De La Cruz says he believes some founders go out to fundraise and don’t get the results they desire because they’re not able to break out of their “operating mindset.”
“It’s a completely different skill set,” De La Cruz said. “Operating is a more analytical, pragmatic, practical, and day-to-day aspect. Fundraising is much more artistic.”
Having spent time as an investment banker, the fintech founder tells us the idea of fundraising being less analytical was initially counterintuitive to him. The numbers still play a role in the fundraising process, he says, but De La Cruz likens having buttoned up metrics for an investor meeting to having a shiny resume for a job interview.
“The resume will get you the interview, but your interview skills will get you the job,” De La Cruz said. “A lot of people spend 80% of their time on their resume and 20% on their interview skills when it should be the inverse.”
The same is true for fundraising, according to De La Cruz. Ahead of meetings with VCs, founders should spend most of their time on their pitch — being able to tell a compelling story about their business that can “influence or ‘seduce’ an investor,” he said.
Read more: The buzzy fintech startup Arcus has raised nearly $13 million. Here’s the pitch deck that’s helping it woo top VCs like Andreessen Horowitz.
The Dominican Republic-born entrepreneur credits the prestigious startup incubator, Y Combinator (YC), for instilling such an emphasis on storytelling as a part of the fundraising process.

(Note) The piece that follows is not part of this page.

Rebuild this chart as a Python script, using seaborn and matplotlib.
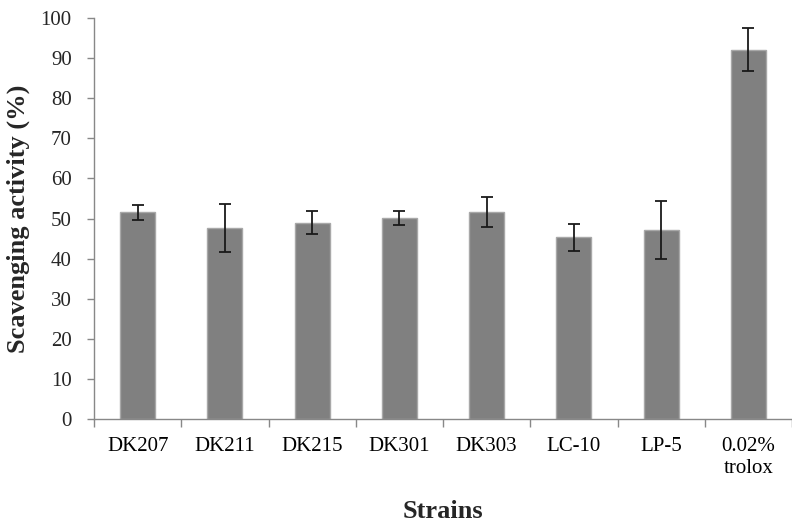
import pandas as pd
import numpy as np
import matplotlib
matplotlib.use("Agg")
import matplotlib.pyplot as plt
import seaborn as sns

# ----------------------------
# Data
# ----------------------------

strains = ["DK207", "DK211", "DK215", "DK301", "DK303", "LC-10", "LP-5", "0.02%\ntrolox"]
activity = [51.5, 47.6, 49.0, 50.2, 51.6, 45.3, 47.1, 92.1]
errors = [1.9, 6.0, 2.9, 1.7, 3.7, 3.4, 7.2, 5.3]

df = pd.DataFrame({"strain": strains, "activity": activity})

# ----------------------------
# Plot
# ----------------------------

sns.set_style("white")
plt.rcParams["font.family"] = ["Liberation Serif", "DejaVu Serif"]

fig = plt.figure(figsize=(7.92, 5.32), dpi=100)
ax = fig.add_axes([94 / 792, 1 - 419 / 532, 1 - 94 / 792, 401 / 532])

sns.barplot(
    data=df,
    x="strain",
    y="activity",
    color="#808080",
    edgecolor="#a8a8a8",
    linewidth=1,
    width=0.4,
    saturation=1,
    errorbar=None,
    ax=ax
)

ax.errorbar(
    x=np.arange(len(strains)),
    y=activity,
    yerr=errors,
    fmt="none",
    ecolor="#1a1a1a",
    elinewidth=1.3,
    capsize=4,
    capthick=1.3
)

ax.set_ylim(0, 100)
ax.set_xlim(-0.5, 7.405)
ax.set_yticks(range(0, 101, 10))

# tick marks between categories, no marks under the bars
ax.set_xticks(np.arange(-0.5, 8, 1), minor=True)
ax.tick_params(axis="x", which="major", length=0, labelsize=15, pad=13, colors="black")
ax.tick_params(axis="x", which="minor", length=6, width=1, color="#888888", direction="out")
ax.tick_params(axis="y", length=5, width=1, color="#888888", direction="out", labelsize=15, pad=11)
ax.tick_params(axis="both", bottom=True, left=True)
ax.xaxis.set_tick_params(which="minor", bottom=True)

for side in ["top", "right"]:
    ax.spines[side].set_visible(False)
for side in ["left", "bottom"]:
    ax.spines[side].set_color("#888888")
    ax.spines[side].set_linewidth(1)

ax.set_xlabel("Strains", fontsize=19, fontweight="bold", labelpad=16)
ax.set_ylabel("Scavenging activity (%)", fontsize=19, fontweight="bold", labelpad=8)

plt.savefig("out.png", dpi=100)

Having gone through YC in the spring of 2013 with his original company, Regalii — which provided easy and secure ways to pay bills across borders — De La Cruz said he also learned the importance of knowing when and when not to be in “fundraising-mode.”
“They would tell us, don’t even spend time on pitching until two weeks before demo day because it’s a different skill set. It’s a different part of the brain you have to access to develop that skill,” he said.
In 2016, De La Cruz pivoted his business to become what Arcus is today — the digital payments infrastructure behind some of the most popular banking, fintech, and retail applications across the US and Latin America. Specifically, Arcus makes reoccurring payments easier.
“We see recurring payments as the wedge into financial health for the average American and Latin American consumers,” said De La Cruz, whose fintech startup of just over 60 employees has duel headquarters in New York City and Mexico City.
To date, Arcus says it has raised nearly $13 million from investors like Day One Ventures, Winklevoss Capital, and Andreessen Horowitz. Pitchbook, a database that tracks venture capital funding, pegs the company’s total funding at $19 million. Arcus says this is a mistake, and that including convertible notes and traditional equity funding, the total amount it has raised is roughly $13 million.
Moving forward, De La Cruz said that Arcus has signed some of the biggest banks in the US and Mexico, and so the company, in the near term, will be focused on successful launches with those partners. The chief exec also said Arcus plans to raise “a big round” of capital to “more aggressively” help support those larger partners.